Architecture without walls:
The "Glass House" by Philip Johnson, Toshio Nakamura and Monacelli Press.
Can you take along with you the Parthenon, the Pyramid of Giza, The Taz-Mahal, the Spanish Steps, the Meinji-Jingu Shrine , the Kimbell Art Museum following your visit to them ? Well, NO ! But you may carry with you memories, mostly fragments, sometimes highly poetic other times adverse. The nuisance of the camel owner trying to seduce you to a ride up-there, or of the striking ministry of culture personnel who would not issue you tickets up to the Holly precinct the day of your visit , may cover the negative end. The highly poetic and memories of the serene and eternal could be the sound of the gravel and the singing of the birds before the abrupt turn at the Meinji Jingu at the point you just see the shrine at the distance, similar and everlasting to the memories when visiting Kahn's great museum at Forth Worth...!
But in the Architecture without walls , THE BOOK, you can have all of the above at your fingertips, in the highest of memory, feeling and the Poetic . There is no doubt in my mind that one of the best such books ever created on Architecture is the "Glass House" by Monacelli Press.
This book represents for me "Architecture in its entirety", that is , an evaluative and interpretive presentation of the work of Architectural Act in time: the building in its context, as conceived , built and even criticized by its architect ; as evolved along with its meaning and the interpretations of its critics ; through its contribution to architecture by means of experimentation and materials of the era, and finally through the ever-evolving advancement of its architect to "inclusiveness" and "Permissiveness", as evidenced though his other works that spot the estate. A book of the meta-user shortcomings and the need for restoration and further up-keep, through the most sympathetic argument and persuasion. From the highest poetic and contemplative to the lowest but real trivial, the gavel flat roof that needs to be mended...Superceding all of the above is the books exquisite photography. Some shots taken from levels no lay viewer can hardly experience, while other shots are intimate and personal as only the owner and his close guests had the joy to enjoy. The textures of pictures , the included drawings and the text , both in visual as well in meaning and suggestion depth , are as poetic as any great poem or haiku could ever reach. In philosophical terms the book is an assembly of "Logos" and Cosmotheory : of the architect (Philip Johnson), of the men who visited and were affected by it (Toshio Nakamura), of the photographer (Michael Moran) , of the publisher who produced it, of the draftsmen who drew the architectural drawings, of the book designers (Michael Rock and Susan Sellers), of the reader who by reading or just going through its pages becomes part of the building's history , the closest to the building a lay person could ever be.
In this sense, the BOOK , the "Glass House" , is , I believe , superior even to any museum that presents works of Art; because the commentary of the art work is usually missing from a museum's presentation, and the visitor can hardly be said to be able to take away with him the whole, unless perhaps a catalogue of the works presented.

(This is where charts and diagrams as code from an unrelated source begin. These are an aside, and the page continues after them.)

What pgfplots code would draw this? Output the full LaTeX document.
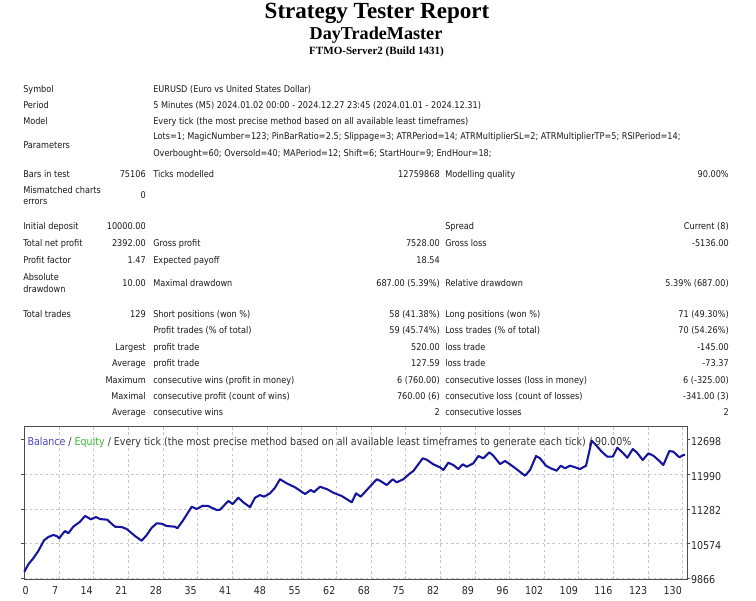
\documentclass[border=0pt]{standalone}
\usepackage{fontspec}
\setmainfont{DejaVu Sans}[FakeStretch=0.88]
\newfontfamily\titlefont{Liberation Serif}
\usepackage{pgfplots}
\pgfplotsset{compat=1.18}
\definecolor{linecol}{RGB}{20,20,160}
\definecolor{balcol}{RGB}{70,70,190}
\definecolor{eqcol}{RGB}{50,190,50}
\definecolor{txt}{RGB}{25,25,25}
\newcommand\tablefont{\fontsize{6.95}{8}\selectfont}
\newcommand\chartfont{\fontsize{8.1}{9}\selectfont}
\tikzset{lt/.style={anchor=west,inner sep=0pt,text height=0.73em,text depth=0pt,font=\tablefont,text=txt},
         rt/.style={lt,anchor=east}}
\begin{document}
\begin{tikzpicture}
\useasboundingbox (0,0) rectangle (567pt,-450pt);
\begin{scope}[x=0.75pt,y=-0.75pt]
\node[inner sep=0pt,font=\titlefont\bfseries\fontsize{17.3}{20}\selectfont] at (377,13) {Strategy Tester Report};
\node[inner sep=0pt,font=\titlefont\bfseries\fontsize{13.6}{16}\selectfont] at (376,35) {DayTradeMaster};
\node[inner sep=0pt,font=\titlefont\bfseries\fontsize{8.3}{10}\selectfont] at (376.5,52) {FTMO-Server2 (Build 1431)};
% table
\node[lt] at (23,87.3) {Symbol};
\node[lt] at (153,87.3) {EURUSD (Euro vs United States Dollar)};
\node[lt] at (23,104) {Period};
\node[lt] at (153,104) {5 Minutes (M5) 2024.01.02 00:00 - 2024.12.27 23:45 (2024.01.01 - 2024.12.31)};
\node[lt] at (23,120) {Model};
\node[lt] at (153,120) {Every tick (the most precise method based on all available least timeframes)};
\node[lt] at (23,143.5) {Parameters};
\node[lt] at (153,135) {Lots=1; MagicNumber=123; PinBarRatio=2.5; Slippage=3; ATRPeriod=14; ATRMultiplierSL=2; ATRMultiplierTP=5; RSIPeriod=14;};
\node[lt] at (153,151.7) {Overbought=60; Oversold=40; MAPeriod=12; Shift=6; StartHour=9; EndHour=18;};
\node[lt] at (23,172.3) {Bars in test};
\node[rt] at (146,172.3) {75106};
\node[lt] at (153,172.3) {Ticks modelled};
\node[rt] at (440,172.3) {12759868};
\node[lt] at (445,172.3) {Modelling quality};
\node[rt] at (729,172.3) {90.00\%};
\node[lt] at (23,188.3) {Mismatched charts};
\node[lt] at (23,200) {errors};
\node[rt] at (146,194) {0};
\node[lt] at (23,225) {Initial deposit};
\node[rt] at (146,225) {10000.00};
\node[lt] at (445,225) {Spread};
\node[rt] at (729,225) {Current (8)};
\node[lt] at (23,241.7) {Total net profit};
\node[rt] at (146,241.7) {2392.00};
\node[lt] at (153,241.7) {Gross profit};
\node[rt] at (440,241.7) {7528.00};
\node[lt] at (445,241.7) {Gross loss};
\node[rt] at (729,241.7) {-5136.00};
\node[lt] at (23,259) {Profit factor};
\node[rt] at (146,259) {1.47};
\node[lt] at (153,259) {Expected payoff};
\node[rt] at (440,259) {18.54};
\node[lt] at (23,276) {Absolute};
\node[lt] at (23,287.3) {drawdown};
\node[rt] at (146,281.5) {10.00};
\node[lt] at (153,281.5) {Maximal drawdown};
\node[rt] at (440,281.5) {687.00 (5.39\%)};
\node[lt] at (445,281.5) {Relative drawdown};
\node[rt] at (729,281.5) {5.39\% (687.00)};
\node[lt] at (23,312.3) {Total trades};
\node[rt] at (146,312.3) {129};
\node[lt] at (153,312.3) {Short positions (won \%)};
\node[rt] at (440,312.3) {58 (41.38\%)};
\node[lt] at (445,312.3) {Long positions (won \%)};
\node[rt] at (729,312.3) {71 (49.30\%)};
\node[lt] at (153,328.3) {Profit trades (\% of total)};
\node[rt] at (440,328.3) {59 (45.74\%)};
\node[lt] at (445,328.3) {Loss trades (\% of total)};
\node[rt] at (729,328.3) {70 (54.26\%)};
\node[rt] at (146,345.5) {Largest};
\node[lt] at (153,345.5) {profit trade};
\node[rt] at (440,345.5) {520.00};
\node[lt] at (445,345.5) {loss trade};
\node[rt] at (729,345.5) {-145.00};
\node[rt] at (146,362) {Average};
\node[lt] at (153,362) {profit trade};
\node[rt] at (440,362) {127.59};
\node[lt] at (445,362) {loss trade};
\node[rt] at (729,362) {-73.37};
\node[rt] at (146,378.3) {Maximum};
\node[lt] at (153,378.3) {consecutive wins (profit in money)};
\node[rt] at (440,378.3) {6 (760.00)};
\node[lt] at (445,378.3) {consecutive losses (loss in money)};
\node[rt] at (729,378.3) {6 (-325.00)};
\node[rt] at (146,394.5) {Maximal};
\node[lt] at (153,394.5) {consecutive profit (count of wins)};
\node[rt] at (440,394.5) {760.00 (6)};
\node[lt] at (445,394.5) {consecutive loss (count of losses)};
\node[rt] at (729,394.5) {-341.00 (3)};
\node[rt] at (146,411) {Average};
\node[lt] at (153,411) {consecutive wins};
\node[rt] at (440,411) {2};
\node[lt] at (445,411) {consecutive losses};
\node[rt] at (729,411) {2};
\end{scope}
\begin{axis}[
  at={(18.2625pt,-434.25pt)}, anchor=south west,
  scale only axis, width=497pt, height=114.75pt,
  xmin=0, xmax=130.8, ymin=9852, ymax=12982,
  xtick={0,6.84,13.68,20.52,27.36,34.20,41.04,47.88,54.72,61.56,68.40,75.24,82.08,88.92,95.76,102.60,109.44,116.28,123.12,129.96},
  xticklabels={\makebox[0pt][l]{0},7,14,21,28,35,41,48,55,62,68,75,82,89,96,102,109,116,123,130},
  ytick={9866,10574,11282,11990},
  yticklabels={9866,10574,11282,11990},
  extra y ticks={12698}, extra y tick labels={12698},
  extra y tick style={grid=none},
  scaled y ticks=false, scaled x ticks=false,
  yticklabel pos=right,
  grid=major,
  major grid style={gray!45, line width=0.5pt, dash pattern=on 2pt off 2pt},
  axis line style={black!70, line width=0.7pt},
  xtick style={draw=none},
  ytick style={black!70, line width=0.6pt},
  tick align=outside, major tick length=2.5pt,
  ticklabel style={font=\chartfont, text=black!85},
  xticklabel style={anchor=north east, inner sep=0pt, yshift=-3.2pt, xshift=-0.5pt},
  yticklabel style={anchor=west, inner sep=0pt, xshift=0.3pt, yshift=-1.2pt},
  /pgf/number format/assume math mode=true,
  clip=false
]
\addplot[linecol, line width=1.55pt, line join=round] coordinates {
(0,10000) (0.78,10152) (1.77,10275) (2.75,10425) (3.88,10643) (4.73,10711)
(5.71,10752) (6.39,10731) (6.90,10684) (7.37,10752) (8.02,10834) (8.68,10787)
(9.66,10922) (10.99,11024) (11.97,11141) (12.62,11106) (13.10,11073) (14.14,11120)
(14.93,11079) (16.37,11065) (16.91,11012) (17.89,10922) (19.22,10915) (20.20,10875)
(21.84,10731) (23.16,10635) (24.15,10752) (25.14,10901) (26.13,10991) (27.11,10983)
(28.10,10936) (29.74,10922) (30.19,10889) (31.38,11059) (33.03,11331) (34.02,11284)
(35.21,11351) (36.31,11345) (37.97,11263) (38.62,11270) (40.26,11448) (41.13,11386)
(42.23,11515) (43.22,11421) (44.54,11322) (45.53,11515) (46.52,11570) (47.31,11536)
(48.49,11605) (49.48,11720) (50.46,11892) (51.79,11810) (53.42,11728) (55.40,11591)
(56.52,11673) (57.18,11632) (58.36,11740) (59.80,11687) (60.99,11617) (62.64,11550)
(64.62,11421) (65.47,11605) (66.39,11536) (67.89,11707) (69.55,11892) (70.20,11863)
(71.53,11775) (72.71,11892) (73.50,11830) (74.80,11892) (76.13,12014) (76.78,12061)
(78.63,12321) (79.42,12293) (80.73,12198) (82.05,12137) (82.70,12082) (83.69,12231)
(84.67,12184) (85.66,12102) (86.53,12198) (87.32,12149) (88.62,12219) (89.61,12368)
(90.59,12321) (91.78,12444) (92.57,12374) (93.89,12204) (94.88,12266) (95.87,12198)
(97.19,12096) (98.83,11965) (99.82,12082) (101.00,12368) (101.79,12321) (102.97,12170)
(103.90,12117) (105.08,12068) (105.87,12170) (106.72,12117) (107.71,12170) (108.69,12137)
(109.68,12102) (110.87,12170) (111.99,12681) (112.64,12614) (113.97,12457) (115.07,12354)
(116.14,12354) (117.05,12538) (118.23,12423) (119.02,12333) (120.09,12511) (120.88,12444)
(122.06,12286) (123.17,12423) (124.16,12374) (125.14,12286) (126.13,12184) (127.31,12470)
(128.10,12457) (129.29,12341) (130.07,12388) (130.40,12392)
};
\node[anchor=west, inner sep=0pt, font=\chartfont, text=black!80] at (rel axis cs:0,0) [yshift=102.5pt, xshift=2.2pt]
  {{\color{balcol}Balance} / {\color{eqcol}Equity} / Every tick (the most precise method based on all available least timeframes to generate each tick) / 90.00\%};
\end{axis}
\end{tikzpicture}
\end{document}
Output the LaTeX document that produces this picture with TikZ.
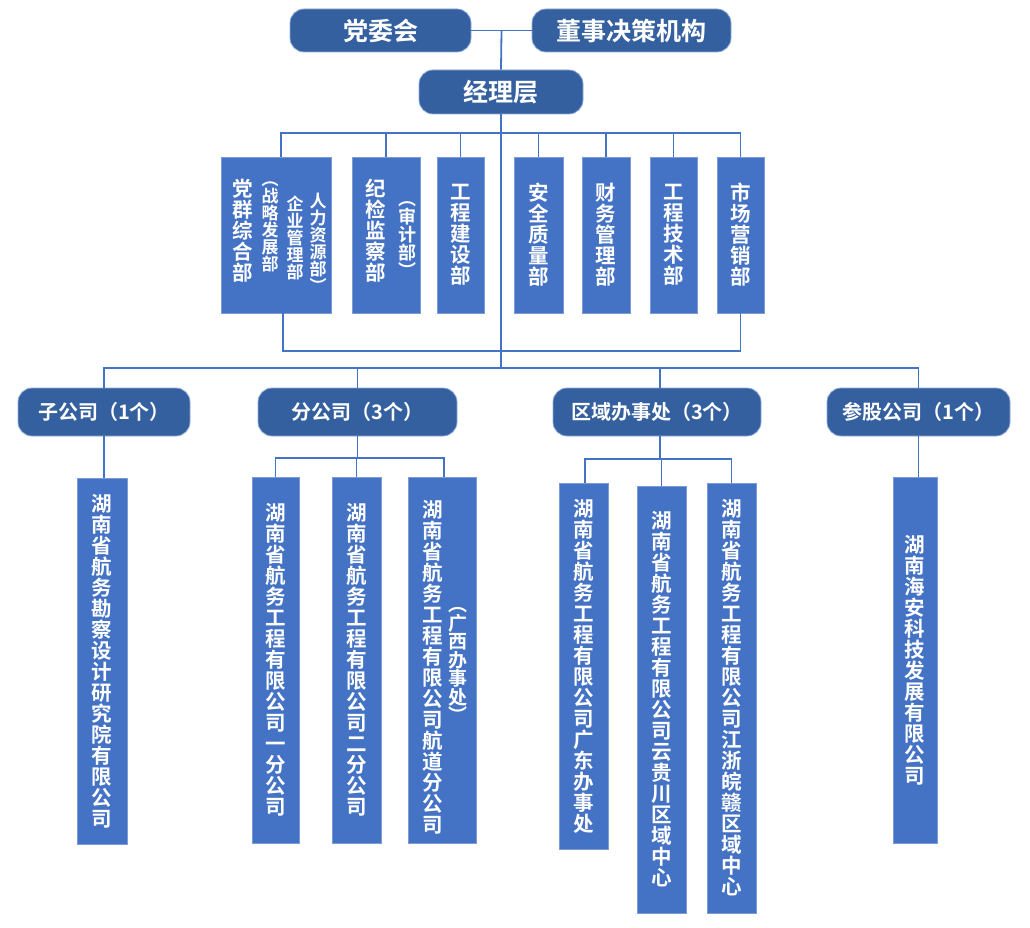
\documentclass[tikz,border=0pt]{standalone}
\usepackage{fontspec}
\setmainfont{Noto Sans CJK SC}[BoldFont={Noto Sans CJK SC Bold}]
\usetikzlibrary{positioning,calc}
\definecolor{navy}{HTML}{35609F}
\definecolor{boxblue}{HTML}{4472C4}

% one character per line, #1 size, #2 pitch
\makeatletter
\newcommand\vcol[3]{\vbox{\fontsize{#1}{#2}\selectfont\baselineskip=#2pt\lineskiplimit=-100pt\lineskip=0pt%
  \@tfor\vch:=#3\do{\hbox to #1pt{\hss\vch\hss}}}}
\makeatother

\begin{document}
\begin{tikzpicture}[x=1pt,y=1pt,
  headbox/.style={fill=navy, draw=boxblue!60!white, line width=0.8pt, rounded corners=14pt, text=white, font=\bfseries\fontsize{25}{28}\selectfont, inner sep=0pt},
  groupbox/.style={headbox, font=\bfseries\fontsize{20}{23}\selectfont, minimum height=48},
  unitbox/.style={fill=boxblue, draw=boxblue!70!white, line width=0.6pt, text=white, font=\bfseries, inner sep=0pt},
  vtxt/.style={text=white, font=\bfseries, inner sep=0pt},
  link/.style={draw=boxblue, line width=1.8pt}
]
\useasboundingbox (0,0) rectangle (1030,-928);

% top level
\node[headbox, minimum width=181, minimum height=43] (dw)  at (380.5,-30.5) {党委会};
\node[headbox, minimum width=199, minimum height=43] (dsh) at (631.5,-30.5) {董事决策机构};
\node[headbox, minimum width=164, minimum height=44] (jl)  at (501,-92) {经理层};
\coordinate (top) at ($(dw.east)!0.5!(dsh.west)$);
\coordinate (bar) at (501,-368);
\draw[link] (dw.east) -- (dsh.west);
\draw[link] (top) -- (jl.north);
\draw[link] (jl.south) -- (bar);

% departments
\node[unitbox, minimum width=110, minimum height=156] (d1) at (276,-235) {};
\node[vtxt] (d1a) at (243,-231) {\vcol{20.5}{21}{党群综合部}};
\node[vtxt, anchor=north] (d1b) at (270,-182) {\vcol{17}{17}{︵战略发展部}};
\node[vtxt, anchor=north] (d1c) at (295,-196) {\vcol{17}{17}{企业管理部}};
\node[vtxt, anchor=north] (d1d) at (318,-193) {\vcol{17}{17}{人力资源部︶}};
\node[unitbox, minimum width=68, minimum height=156] (d2) at (386,-235) {};
\node[vtxt] (d2a) at (376,-231) {\vcol{20.5}{21}{纪检监察部}};
\node[vtxt] (d2b) at (407,-240) {\vcol{18}{18}{︵审计部︶}};
\node[unitbox, minimum width=47, minimum height=156] (d3) at (460.5,-235) {\vcol{20.5}{21}{工程建设部}};
\node[unitbox, minimum width=49, minimum height=156] (d4) at (538.5,-235) {\vcol{20.5}{21}{安全质量部}};
\node[unitbox, minimum width=48, minimum height=156] (d5) at (606,-235) {\vcol{20.5}{21}{财务管理部}};
\node[unitbox, minimum width=47, minimum height=156] (d6) at (673.5,-235) {\vcol{20.5}{21}{工程技术部}};
\node[unitbox, minimum width=47, minimum height=156] (d7) at (740.5,-235) {\vcol{20.5}{21}{市场营销部}};
\draw[link] ([xshift=5]d1.north) -- ++(0,24) -| (d7.north);
\foreach \d in {d2,d3,d4,d5,d6}
  \draw[link] (\d.north) -- ++(0,24);
\draw[link] ([xshift=7]d1.south) -- ++(0,-38) -| (d7.south);

% groups
\node[groupbox, minimum width=172] (g1) at (104,-412)   {子公司（1个）};
\node[groupbox, minimum width=199] (g2) at (357.5,-412) {分公司（3个）};
\node[groupbox, minimum width=208] (g3) at (657,-412)   {区域办事处（3个）};
\node[groupbox, minimum width=183] (g4) at (918.5,-412) {参股公司（1个）};
\draw[link] (g1.north) -- ++(0,20) -| (g4.north);
\draw[link] (g2.north) -- ++(0,20);
\draw[link] ([xshift=3]g3.north) -- ++(0,20);

% companies
\node[unitbox, minimum width=50, minimum height=366] (s1) at (102,-661) {\vcol{20.5}{21}{湖南省航务勘察设计研究院有限公司}};
\draw[link] (g1.south) -- (g1.south |- s1.north);

\node[unitbox, minimum width=47, minimum height=366] (s2) at (275.5,-660) {\vcol{20.5}{21}{湖南省航务工程有限公司一分公司}};
\node[unitbox, minimum width=49, minimum height=366] (s3) at (356.5,-660) {\vcol{20.5}{21}{湖南省航务工程有限公司二分公司}};
\node[unitbox, minimum width=68, minimum height=366] (s4) at (442,-660) {};
\node[vtxt] (s4a) at (433,-667) {\vcol{20.5}{21}{湖南省航务工程有限公司航道分公司}};
\node[vtxt] (s4b) at (458,-665) {\vcol{19}{18.5}{︵广西办事处︶}};
\draw[link] (g2.south) -- ++(0,-22);
\draw[link] (s2.north) -- ++(0,19) -| ([xshift=2]s4.north);
\draw[link] (s3.north) -- ++(0,19);

\node[unitbox, minimum width=49, minimum height=366] (s5) at (583.5,-666) {\vcol{20.5}{21}{湖南省航务工程有限公司广东办事处}};
\node[unitbox, minimum width=49, minimum height=427] (s6) at (661.5,-699.5) {\vcol{20.5}{21}{湖南省航务工程有限公司云贵川区域中心}};
\node[unitbox, minimum width=49, minimum height=430] (s7) at (731.5,-698) {\vcol{20.5}{21}{湖南省航务工程有限公司江浙皖赣区域中心}};
\draw[link] ([xshift=3]g3.south) -- ++(0,-23);
\draw[link] ([xshift=1.5]s5.north) -- ++(0,24) -| (s7.north);
\draw[link] (s6.north) -- ++(0,27);

\node[unitbox, minimum width=44, minimum height=366] (s8) at (915,-660) {\vcol{20.5}{21}{湖南海安科技发展有限公司}};
\draw[link] (g4.south) -- (g4.south |- s8.north);
\end{tikzpicture}
\end{document}
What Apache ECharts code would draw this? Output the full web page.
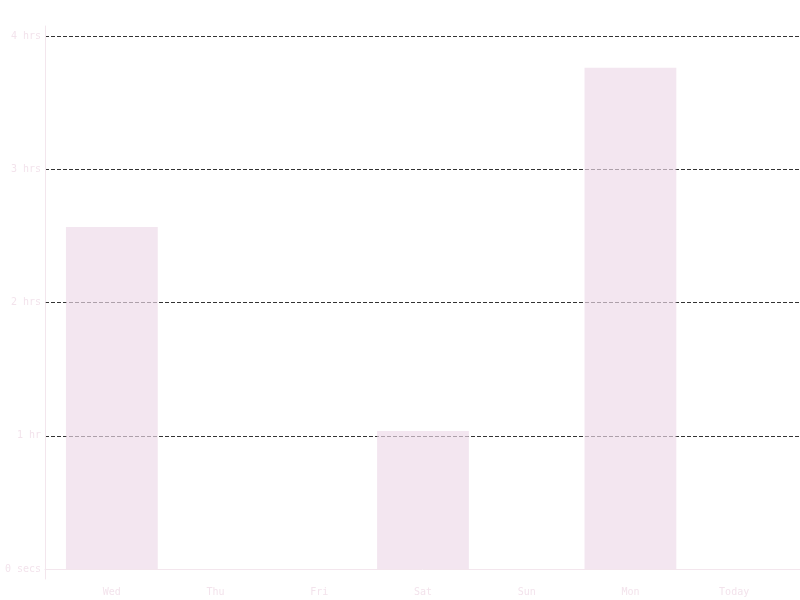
<!DOCTYPE html>
<html>
<head>
<meta charset="utf-8">
<script src="https://cdn.jsdelivr.net/npm/echarts/dist/echarts.min.js"></script>
<style>html,body{margin:0;padding:0;background:#fff}#c{width:800px;height:600px}</style>
</head>
<body>
<div id="c"></div>
<script>
const categories = ['Wed', 'Thu', 'Fri', 'Sat', 'Sun', 'Mon', 'Today'];
const durationSeconds = [9240, 0, 0, 3730, 0, 13540, 0];
const yTickValues = [0, 3600, 7200, 10800, 14400];
const yTickLabels = ['0 secs', '1 hr', '2 hrs', '3 hrs', '4 hrs'];

const textColor = '#f3e3ec';
const lineColor = '#f3e6ed';
const font = '"DejaVu Sans Mono", monospace';

const chart = echarts.init(document.getElementById('c'), null, {renderer: 'canvas'});
chart.setOption({
  animation: false,
  backgroundColor: '#ffffff',
  grid: [
    {left: 60, right: 14, top: 36, bottom: 31},
    {left: 45, right: 0, top: 36, bottom: 31},
    {left: 45, right: 0, top: 26, bottom: 21}
  ],
  xAxis: [
    {
      gridIndex: 0, type: 'category', data: categories,
      axisLine: {show: false}, axisTick: {show: false},
      axisLabel: {color: textColor, fontFamily: font, fontSize: 10, margin: 18}
    },
    {
      gridIndex: 1, type: 'category', data: [''],
      axisLine: {show: true, onZero: false, lineStyle: {color: lineColor, width: 1}},
      axisTick: {show: false}, axisLabel: {show: false}, splitLine: {show: false}
    },
    {
      gridIndex: 2, type: 'category', data: [''], show: false
    }
  ],
  yAxis: [
    {
      gridIndex: 0, type: 'value', min: 0, max: 14400, interval: 3600,
      axisLine: {show: false}, axisTick: {show: false}, splitLine: {show: false},
      axisLabel: {
        color: textColor, fontFamily: font, fontSize: 10, margin: 19,
        padding: [2, 0, 0, 0],
        formatter: function (v) {
          const i = yTickValues.indexOf(v);
          return i >= 0 ? yTickLabels[i] : '';
        }
      }
    },
    {
      gridIndex: 1, type: 'value', min: 0, max: 14400, interval: 3600, z: 0,
      axisLine: {show: false}, axisTick: {show: false}, axisLabel: {show: false},
      splitLine: {show: true, lineStyle: {color: '#333333', width: 1, type: [4, 2]}}
    },
    {
      gridIndex: 2, type: 'value', min: 0, max: 1,
      axisLine: {show: true, onZero: false, lineStyle: {color: lineColor, width: 1}},
      axisTick: {show: false}, axisLabel: {show: false}, splitLine: {show: false}
    }
  ],
  series: [{
    type: 'bar',
    xAxisIndex: 0, yAxisIndex: 0,
    z: 5,
    data: durationSeconds,
    barWidth: '88.5%',
    itemStyle: {
      color: 'rgba(237,217,232,0.66)'
    },
    silent: true
  }]
});
</script>
</body>
</html>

A "Library" of books on a particular Art work, may perhaps be close to what I suggest for anyone who has visited it , and perhaps more so, for those who have not visited the work. So, I view the book the "Glass house"as a total museum , a work of Architecture without walls, an Art-work that can be carried home, always ready to please the reader with a repeated visit to the artifact, a personal contemplation and enjoyment, even a further interpretation under new circumstances of life and events. An eternal holistic museum for as long as it is out on circulation or kept in libraries. I very strongly recommend it to any reader, a unique gift to oneself without hesitation.